Finland's parliament has decided it will not accept any new bailout deal for Greece, media reports said Saturday, piling on pressure as eurozone finance ministers were locked in tortuous talks to stop the debt-laden country from crashing out of the euro.
Lawmakers' decision to push for a so-called "Grexit" came after the eurosceptic Finns Party, the second-largest in parliament, threatened to bring down the government if it backed another rescue deal for Greece, public broadcaster Yle reported citing sources close to the talks.
In Finland, it is the country's "Grand Committee" -- made up of 25 of parliament's 200 MPs -- which gives the government a mandate to negotiate on an aid agreement for Greece.
Members of the committee met for talks in Helsinki on Saturday afternoon to decide their position, YLE reported.
The Finnish parliament declined to comment on the media report.
Finnish Finance Minister Alexander Stubb, attending the Greek crisis talks in Brussels, meanwhile tweeted that he could not reveal the mandate given to him by the Grand Committee so long as the Eurogroup negotiations were still ongoing.
"The mandate is not public and the Finnish delegation will not discuss it publicly," Kaisa Amaral, the delegation's spokesman, told AFP.
Finns Party leader Timo Soini, who is also the country's foreign minister, has repeatedly argued in favour a "Grexit", saying it would be better for Greece to leave the euro.
Finland is one of several EU countries whose national parliaments must sign off of any debt deal for Greece.
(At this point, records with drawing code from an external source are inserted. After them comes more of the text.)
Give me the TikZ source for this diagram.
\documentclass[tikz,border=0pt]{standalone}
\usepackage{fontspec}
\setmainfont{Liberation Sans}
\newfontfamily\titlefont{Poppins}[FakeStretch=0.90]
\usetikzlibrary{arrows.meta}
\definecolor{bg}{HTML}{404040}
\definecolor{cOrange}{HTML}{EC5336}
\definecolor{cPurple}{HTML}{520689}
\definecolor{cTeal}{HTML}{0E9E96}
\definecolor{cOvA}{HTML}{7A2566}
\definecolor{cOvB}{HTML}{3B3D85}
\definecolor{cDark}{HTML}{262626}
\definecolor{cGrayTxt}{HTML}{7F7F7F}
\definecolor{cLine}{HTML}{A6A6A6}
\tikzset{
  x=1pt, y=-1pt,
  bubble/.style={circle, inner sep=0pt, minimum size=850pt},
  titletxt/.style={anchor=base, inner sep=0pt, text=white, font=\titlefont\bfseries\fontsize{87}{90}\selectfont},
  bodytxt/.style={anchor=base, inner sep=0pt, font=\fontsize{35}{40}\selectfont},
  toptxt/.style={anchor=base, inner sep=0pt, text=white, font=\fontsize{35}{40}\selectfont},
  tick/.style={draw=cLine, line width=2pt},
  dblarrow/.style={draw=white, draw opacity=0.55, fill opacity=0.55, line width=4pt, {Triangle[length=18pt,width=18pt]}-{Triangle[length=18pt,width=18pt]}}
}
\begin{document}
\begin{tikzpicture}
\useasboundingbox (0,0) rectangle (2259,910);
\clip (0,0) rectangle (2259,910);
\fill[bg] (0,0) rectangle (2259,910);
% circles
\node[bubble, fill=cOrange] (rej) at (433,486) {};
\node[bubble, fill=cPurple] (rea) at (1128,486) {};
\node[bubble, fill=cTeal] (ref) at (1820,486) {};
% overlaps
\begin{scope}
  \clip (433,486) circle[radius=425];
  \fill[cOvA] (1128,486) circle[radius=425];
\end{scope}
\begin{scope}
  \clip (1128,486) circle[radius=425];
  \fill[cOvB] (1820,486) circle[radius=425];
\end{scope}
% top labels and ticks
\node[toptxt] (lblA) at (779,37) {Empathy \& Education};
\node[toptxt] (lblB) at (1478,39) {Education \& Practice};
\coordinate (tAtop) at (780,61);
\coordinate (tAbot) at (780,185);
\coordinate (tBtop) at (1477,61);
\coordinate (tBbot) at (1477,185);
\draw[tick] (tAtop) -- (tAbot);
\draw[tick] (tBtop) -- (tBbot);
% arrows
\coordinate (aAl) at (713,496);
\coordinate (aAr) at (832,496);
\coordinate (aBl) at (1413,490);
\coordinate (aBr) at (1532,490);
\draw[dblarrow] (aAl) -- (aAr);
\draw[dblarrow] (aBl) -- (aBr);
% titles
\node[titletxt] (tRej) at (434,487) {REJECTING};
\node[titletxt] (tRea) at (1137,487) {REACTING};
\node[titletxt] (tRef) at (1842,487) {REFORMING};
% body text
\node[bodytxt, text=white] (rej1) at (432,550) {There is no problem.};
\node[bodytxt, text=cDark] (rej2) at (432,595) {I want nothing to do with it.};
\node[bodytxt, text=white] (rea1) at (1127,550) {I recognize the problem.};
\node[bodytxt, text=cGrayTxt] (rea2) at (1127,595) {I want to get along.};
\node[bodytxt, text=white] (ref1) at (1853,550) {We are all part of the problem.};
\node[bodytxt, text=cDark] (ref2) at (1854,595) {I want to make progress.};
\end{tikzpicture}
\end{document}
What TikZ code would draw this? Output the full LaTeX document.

The aim of Saturday's Eurogroup meeting was for ministers to come up with a final verdict on leftist Greek Premier Alexis Tsipras's proposals for a third rescue package worth more than 80 billion euros ($89 billion), ahead of a make-or-break EU summit on Sunday.
Amid German warnings that the talks were "extremely difficult", a European source told AFP the German finance ministry had drawn up an "internal paper" for Greece to leave the eurozone for five years if it failed to improve its bailout proposals. The paper was not distributed in Brussels, the source added.